%%

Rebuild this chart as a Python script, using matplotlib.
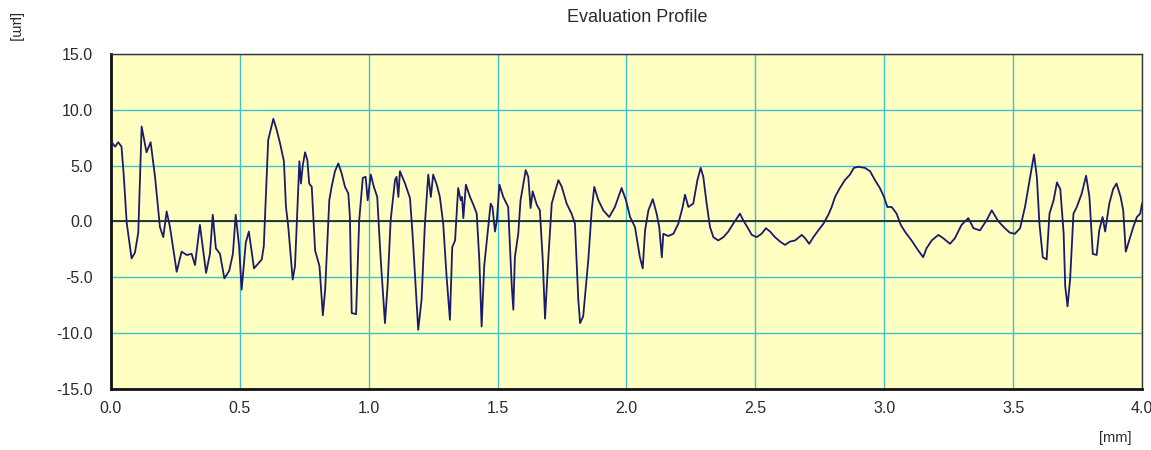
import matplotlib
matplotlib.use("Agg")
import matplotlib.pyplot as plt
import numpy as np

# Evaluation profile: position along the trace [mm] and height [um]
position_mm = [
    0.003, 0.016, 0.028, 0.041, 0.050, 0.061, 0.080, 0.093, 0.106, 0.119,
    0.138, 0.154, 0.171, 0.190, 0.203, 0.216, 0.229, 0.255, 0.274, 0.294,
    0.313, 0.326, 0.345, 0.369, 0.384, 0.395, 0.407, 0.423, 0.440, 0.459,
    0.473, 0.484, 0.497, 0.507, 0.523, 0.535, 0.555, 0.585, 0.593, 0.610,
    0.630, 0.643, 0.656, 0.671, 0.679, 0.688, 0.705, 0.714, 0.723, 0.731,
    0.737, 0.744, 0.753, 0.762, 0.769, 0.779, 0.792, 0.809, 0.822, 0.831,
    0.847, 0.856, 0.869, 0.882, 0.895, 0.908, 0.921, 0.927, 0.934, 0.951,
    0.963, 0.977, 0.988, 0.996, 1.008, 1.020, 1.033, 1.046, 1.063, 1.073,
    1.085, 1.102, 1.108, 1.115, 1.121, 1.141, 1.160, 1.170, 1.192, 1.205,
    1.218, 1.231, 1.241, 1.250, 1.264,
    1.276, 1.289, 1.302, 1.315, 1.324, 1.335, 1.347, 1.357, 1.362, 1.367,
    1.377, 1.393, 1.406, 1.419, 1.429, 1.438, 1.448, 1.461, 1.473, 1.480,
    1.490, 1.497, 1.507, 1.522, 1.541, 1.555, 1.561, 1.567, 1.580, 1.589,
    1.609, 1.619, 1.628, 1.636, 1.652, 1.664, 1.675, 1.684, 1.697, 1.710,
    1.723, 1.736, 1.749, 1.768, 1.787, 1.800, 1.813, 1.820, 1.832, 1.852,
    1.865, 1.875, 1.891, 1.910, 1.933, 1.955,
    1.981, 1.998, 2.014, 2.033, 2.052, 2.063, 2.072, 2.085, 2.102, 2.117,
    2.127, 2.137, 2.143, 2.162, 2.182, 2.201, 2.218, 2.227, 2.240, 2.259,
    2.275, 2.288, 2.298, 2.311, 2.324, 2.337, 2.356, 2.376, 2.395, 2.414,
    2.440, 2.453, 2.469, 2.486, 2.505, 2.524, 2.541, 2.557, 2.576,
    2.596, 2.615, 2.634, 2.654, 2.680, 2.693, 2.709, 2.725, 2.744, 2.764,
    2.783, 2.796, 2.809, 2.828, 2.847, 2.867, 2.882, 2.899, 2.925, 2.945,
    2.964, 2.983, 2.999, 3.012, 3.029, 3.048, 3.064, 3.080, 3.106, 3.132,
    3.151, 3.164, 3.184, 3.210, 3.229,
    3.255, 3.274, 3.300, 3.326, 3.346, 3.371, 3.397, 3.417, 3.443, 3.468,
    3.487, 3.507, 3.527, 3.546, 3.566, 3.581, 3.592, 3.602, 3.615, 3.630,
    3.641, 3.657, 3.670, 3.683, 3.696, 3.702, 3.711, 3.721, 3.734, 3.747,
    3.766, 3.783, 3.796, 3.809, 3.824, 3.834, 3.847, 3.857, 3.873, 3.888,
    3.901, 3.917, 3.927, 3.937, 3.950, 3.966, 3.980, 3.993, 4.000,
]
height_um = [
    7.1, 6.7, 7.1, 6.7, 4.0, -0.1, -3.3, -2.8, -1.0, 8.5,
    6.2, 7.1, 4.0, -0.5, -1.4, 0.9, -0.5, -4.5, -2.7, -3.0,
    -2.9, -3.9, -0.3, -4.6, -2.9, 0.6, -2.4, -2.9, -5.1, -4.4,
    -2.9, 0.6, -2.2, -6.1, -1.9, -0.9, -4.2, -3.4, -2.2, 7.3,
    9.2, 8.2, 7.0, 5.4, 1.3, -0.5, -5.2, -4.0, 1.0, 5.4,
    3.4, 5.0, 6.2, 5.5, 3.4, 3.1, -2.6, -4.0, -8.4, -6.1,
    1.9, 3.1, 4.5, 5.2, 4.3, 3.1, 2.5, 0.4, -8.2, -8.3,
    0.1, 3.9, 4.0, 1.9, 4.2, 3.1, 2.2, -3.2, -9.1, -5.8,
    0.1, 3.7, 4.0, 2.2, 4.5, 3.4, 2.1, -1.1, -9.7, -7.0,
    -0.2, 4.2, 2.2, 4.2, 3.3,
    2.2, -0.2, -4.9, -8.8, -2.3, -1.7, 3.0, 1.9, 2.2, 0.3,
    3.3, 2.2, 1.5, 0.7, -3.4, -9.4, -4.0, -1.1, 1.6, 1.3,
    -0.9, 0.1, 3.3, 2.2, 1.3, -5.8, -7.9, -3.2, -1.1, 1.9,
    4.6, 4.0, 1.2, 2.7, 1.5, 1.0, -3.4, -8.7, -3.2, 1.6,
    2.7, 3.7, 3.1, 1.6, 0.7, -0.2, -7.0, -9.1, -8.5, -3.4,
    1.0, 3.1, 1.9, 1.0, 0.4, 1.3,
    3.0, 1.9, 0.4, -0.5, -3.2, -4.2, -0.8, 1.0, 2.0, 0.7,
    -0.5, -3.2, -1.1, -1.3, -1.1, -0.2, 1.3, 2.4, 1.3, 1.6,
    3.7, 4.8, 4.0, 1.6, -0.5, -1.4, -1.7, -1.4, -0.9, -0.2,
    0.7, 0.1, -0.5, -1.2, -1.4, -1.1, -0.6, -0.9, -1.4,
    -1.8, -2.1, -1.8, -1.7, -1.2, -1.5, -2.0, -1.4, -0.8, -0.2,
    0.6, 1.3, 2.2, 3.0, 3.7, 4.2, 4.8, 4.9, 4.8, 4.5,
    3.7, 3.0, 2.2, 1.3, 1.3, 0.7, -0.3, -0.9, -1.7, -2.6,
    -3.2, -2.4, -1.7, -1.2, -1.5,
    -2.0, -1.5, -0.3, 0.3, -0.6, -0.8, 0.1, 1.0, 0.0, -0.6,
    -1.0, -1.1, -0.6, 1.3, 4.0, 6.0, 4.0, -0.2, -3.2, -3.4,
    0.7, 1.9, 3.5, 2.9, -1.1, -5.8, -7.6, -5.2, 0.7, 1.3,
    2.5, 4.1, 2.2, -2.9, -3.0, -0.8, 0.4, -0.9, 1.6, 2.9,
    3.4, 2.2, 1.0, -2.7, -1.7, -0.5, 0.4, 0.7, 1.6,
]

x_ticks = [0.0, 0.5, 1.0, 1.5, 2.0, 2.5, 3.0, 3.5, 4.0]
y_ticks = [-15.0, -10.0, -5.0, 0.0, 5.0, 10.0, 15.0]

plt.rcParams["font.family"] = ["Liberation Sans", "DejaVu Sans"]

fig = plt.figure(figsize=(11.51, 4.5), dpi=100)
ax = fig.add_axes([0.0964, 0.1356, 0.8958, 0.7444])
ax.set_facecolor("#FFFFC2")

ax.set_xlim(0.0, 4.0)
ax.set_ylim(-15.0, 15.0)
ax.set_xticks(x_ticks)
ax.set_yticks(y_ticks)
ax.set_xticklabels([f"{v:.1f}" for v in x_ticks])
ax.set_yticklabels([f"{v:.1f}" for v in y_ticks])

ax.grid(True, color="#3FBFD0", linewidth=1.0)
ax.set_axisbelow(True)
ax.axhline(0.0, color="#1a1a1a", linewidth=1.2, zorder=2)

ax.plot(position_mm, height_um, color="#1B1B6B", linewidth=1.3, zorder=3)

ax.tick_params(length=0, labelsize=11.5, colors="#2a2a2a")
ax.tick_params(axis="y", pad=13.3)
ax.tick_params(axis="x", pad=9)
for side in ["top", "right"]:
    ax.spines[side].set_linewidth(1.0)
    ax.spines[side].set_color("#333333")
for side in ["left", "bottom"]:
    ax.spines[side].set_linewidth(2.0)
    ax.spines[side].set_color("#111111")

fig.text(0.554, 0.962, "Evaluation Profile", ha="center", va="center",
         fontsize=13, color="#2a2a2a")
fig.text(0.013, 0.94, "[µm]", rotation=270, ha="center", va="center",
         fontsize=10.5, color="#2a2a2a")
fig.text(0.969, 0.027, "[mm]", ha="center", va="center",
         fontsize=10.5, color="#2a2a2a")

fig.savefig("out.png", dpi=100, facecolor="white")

%%
%%

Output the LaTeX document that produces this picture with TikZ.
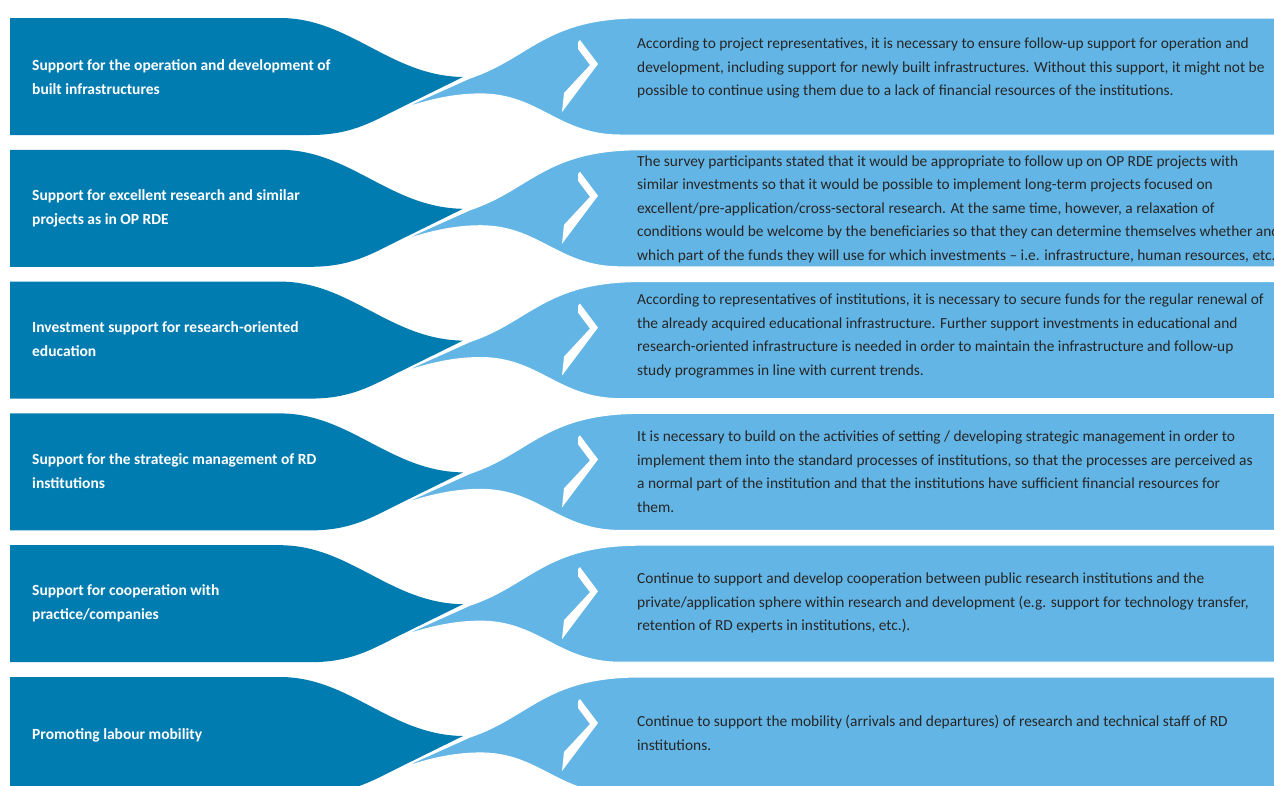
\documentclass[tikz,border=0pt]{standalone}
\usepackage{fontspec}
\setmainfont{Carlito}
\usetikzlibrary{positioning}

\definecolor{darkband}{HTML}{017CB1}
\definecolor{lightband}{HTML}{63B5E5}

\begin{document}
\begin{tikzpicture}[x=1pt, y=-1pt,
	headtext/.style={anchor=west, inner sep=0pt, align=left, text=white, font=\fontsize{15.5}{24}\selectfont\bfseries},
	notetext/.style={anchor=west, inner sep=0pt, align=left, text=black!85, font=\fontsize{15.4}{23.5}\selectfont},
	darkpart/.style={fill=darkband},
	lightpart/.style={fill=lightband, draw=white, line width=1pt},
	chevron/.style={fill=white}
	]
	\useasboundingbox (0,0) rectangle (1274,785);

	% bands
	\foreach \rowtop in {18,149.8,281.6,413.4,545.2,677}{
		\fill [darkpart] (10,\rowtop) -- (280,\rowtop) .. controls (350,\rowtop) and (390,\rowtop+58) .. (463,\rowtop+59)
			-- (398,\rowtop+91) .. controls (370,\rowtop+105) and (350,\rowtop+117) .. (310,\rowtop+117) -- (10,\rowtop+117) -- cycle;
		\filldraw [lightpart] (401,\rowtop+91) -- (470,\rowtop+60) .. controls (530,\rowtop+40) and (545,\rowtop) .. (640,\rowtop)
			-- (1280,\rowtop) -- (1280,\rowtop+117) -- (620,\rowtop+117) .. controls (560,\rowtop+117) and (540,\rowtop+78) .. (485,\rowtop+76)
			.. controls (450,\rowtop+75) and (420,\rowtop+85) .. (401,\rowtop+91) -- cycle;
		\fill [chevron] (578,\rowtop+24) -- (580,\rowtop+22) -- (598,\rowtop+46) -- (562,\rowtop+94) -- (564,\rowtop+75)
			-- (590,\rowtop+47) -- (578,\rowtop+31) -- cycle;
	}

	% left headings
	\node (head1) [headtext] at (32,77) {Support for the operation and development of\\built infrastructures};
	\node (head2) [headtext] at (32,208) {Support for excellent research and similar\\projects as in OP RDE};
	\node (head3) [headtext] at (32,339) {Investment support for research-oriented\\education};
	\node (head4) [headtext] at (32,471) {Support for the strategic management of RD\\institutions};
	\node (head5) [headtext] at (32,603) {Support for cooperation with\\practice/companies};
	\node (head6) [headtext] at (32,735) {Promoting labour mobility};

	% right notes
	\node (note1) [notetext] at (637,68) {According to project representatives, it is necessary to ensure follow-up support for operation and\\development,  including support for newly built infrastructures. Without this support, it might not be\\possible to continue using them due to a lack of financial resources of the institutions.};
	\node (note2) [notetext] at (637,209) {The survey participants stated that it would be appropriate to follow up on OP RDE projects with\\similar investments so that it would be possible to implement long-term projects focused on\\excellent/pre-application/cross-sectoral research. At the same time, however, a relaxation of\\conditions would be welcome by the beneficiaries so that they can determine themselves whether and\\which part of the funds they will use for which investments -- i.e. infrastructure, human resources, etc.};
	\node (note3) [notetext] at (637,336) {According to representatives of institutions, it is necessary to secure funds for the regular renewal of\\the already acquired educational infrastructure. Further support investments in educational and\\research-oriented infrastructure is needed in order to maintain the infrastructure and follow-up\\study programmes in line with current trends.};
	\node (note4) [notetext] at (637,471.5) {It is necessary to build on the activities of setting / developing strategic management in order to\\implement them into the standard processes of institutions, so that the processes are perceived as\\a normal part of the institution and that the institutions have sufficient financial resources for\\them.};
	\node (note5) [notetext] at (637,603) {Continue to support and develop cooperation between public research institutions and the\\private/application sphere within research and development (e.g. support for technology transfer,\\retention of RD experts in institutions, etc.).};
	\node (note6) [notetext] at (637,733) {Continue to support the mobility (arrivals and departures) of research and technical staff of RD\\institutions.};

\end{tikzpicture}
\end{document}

%%

■ STATED GOAL
Make an exact copy of the lines from the one containing "Rebuild this chart" to the one containing "import numpy as np", keeping both and leaving out every picture.

■ THE RESULT
Rebuild this chart as a Python script, using matplotlib.
import matplotlib
matplotlib.use("Agg")
import matplotlib.pyplot as plt
import numpy as np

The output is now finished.